Productivity AI Tools
- Wisdom AI – Wisdom AI is a conversational business intelligence platform that lets you ask plain-language questions about your company’s data and get charts, trends and analysis back in seconds. It connects to your data warehouse, learns how your metrics are structured and replaces a chunk of the work analysts used to do by hand. Think of it as a research analyst that never sleeps, sitting on top of Snowflake or BigQuery.
- Kickresume – A site which provides a lot of templates, AI writer and tech-ready resume. Most companies today use Applicant Tracking Systems (ATS). It’s basically software that scans your resume before a real person even sees it. If your CV doesn’t include the right keywords or isn’t formatted as the systems expect, it might be filtered out automatically. You can ask ChatGPT or Claude to do the same.
Vibe Coding AI Tools
- Lovable – I can’t stop using this website! I designed cool-looking (not fully functional) websites on this site within minutes. I also developed a few web apps using this tool. It’s intuitive, fast, creative and easy! Has a generous free tier. I haven’t paid for any of the stuff I designed so far, nor do I have a subscription. Love it!
- Weweb – Build websites, dashboard and apps just through prompts.
- Stitch – I wish Google kept all their tools in one place! This is the vibe coding tool from Google – looks a bit like Figma. It is a good UX design tool (not a full-fledged app development tool).
- Replit – A very popular vibe-coding AI tool – I have not used but my friends rave about it. It is known for building apps and websites end-to-end, including the backend database.
Dev AI Tools
- Bolt.new – An in-browser dev environment that turns a one-line prompt into a working full-stack app. It writes the code, runs it in a sandboxed Node environment and gives you a live URL with no local setup.

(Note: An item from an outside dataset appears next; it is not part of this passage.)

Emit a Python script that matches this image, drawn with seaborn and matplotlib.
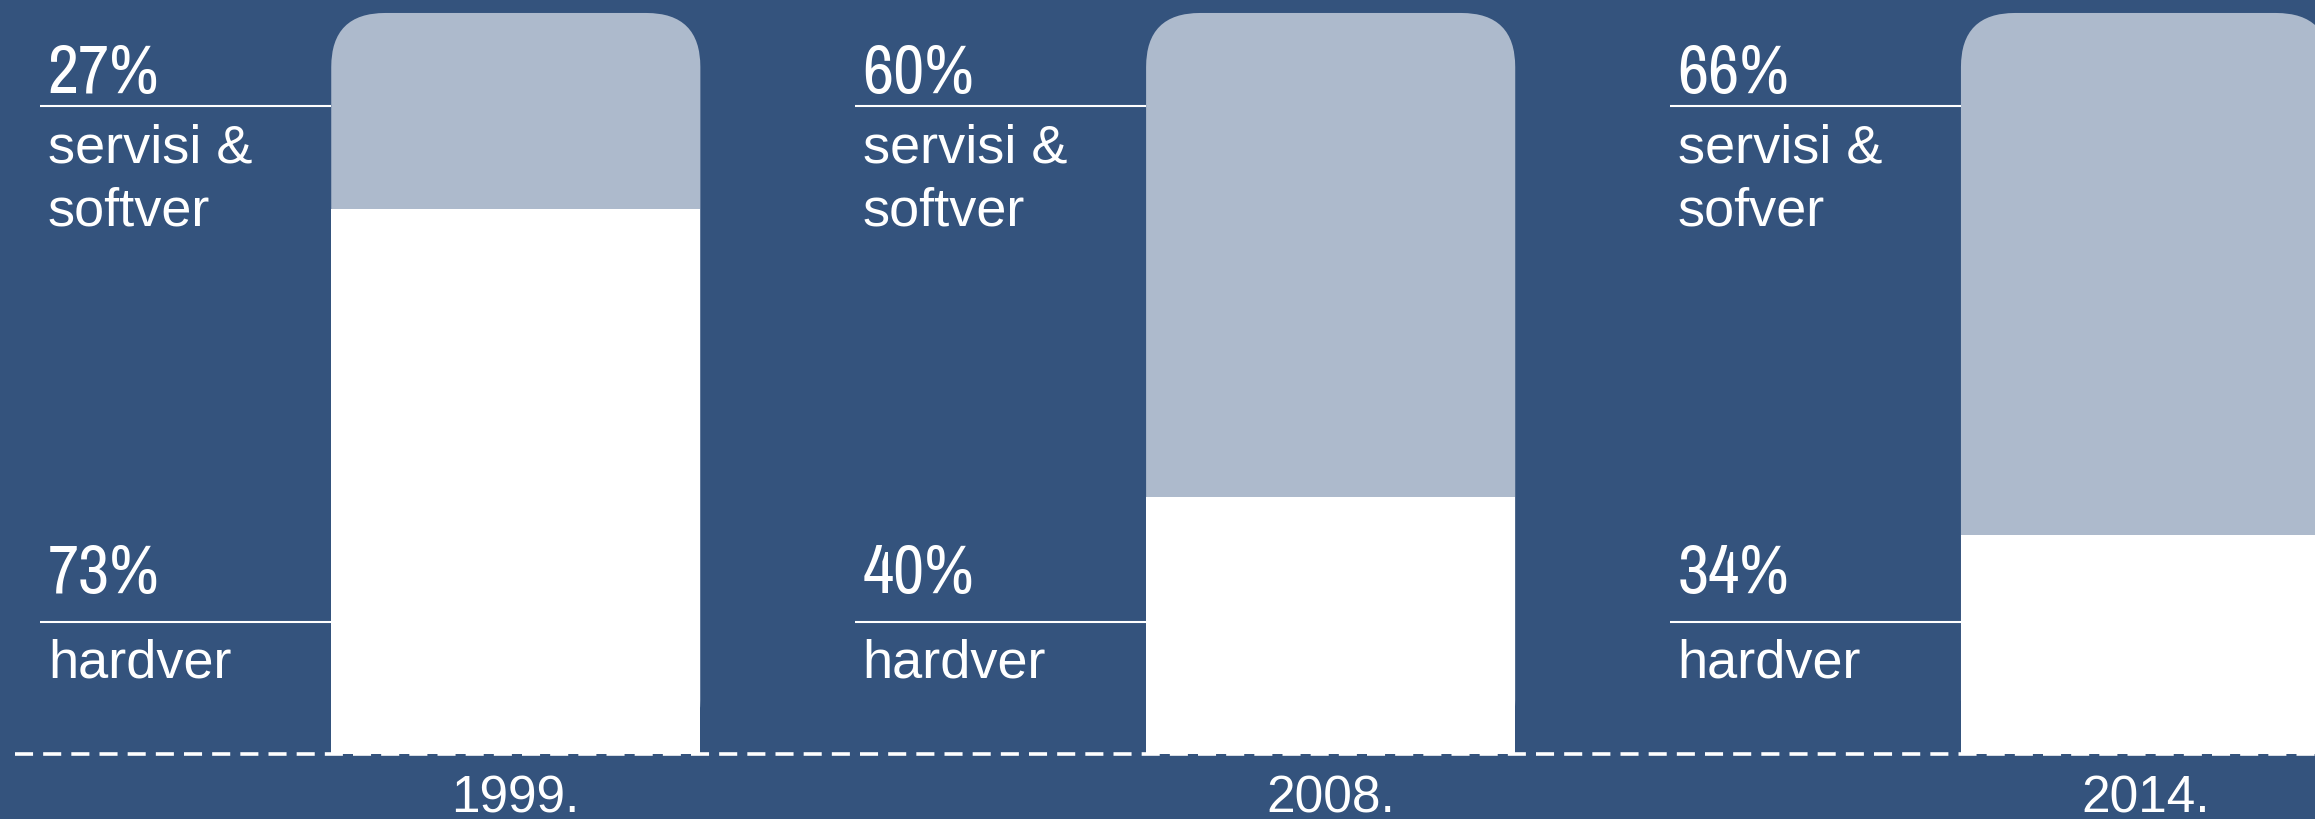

- Cursor – One of the first dedicated AIs to help write code in any language. This one is cheaper to use than Claude Code or OpenAI’s Codex.
Business AI Tools
- Tycoon AI – Helps build a one-person company with the help of AI Agents, who can help with marketing, sales, tech and other roles.
- Slideshot AI – Have you seen videos of products, services, applications or platforms in which they record their workflow and screenshots in a video format? This platform makes it easy to create such demos.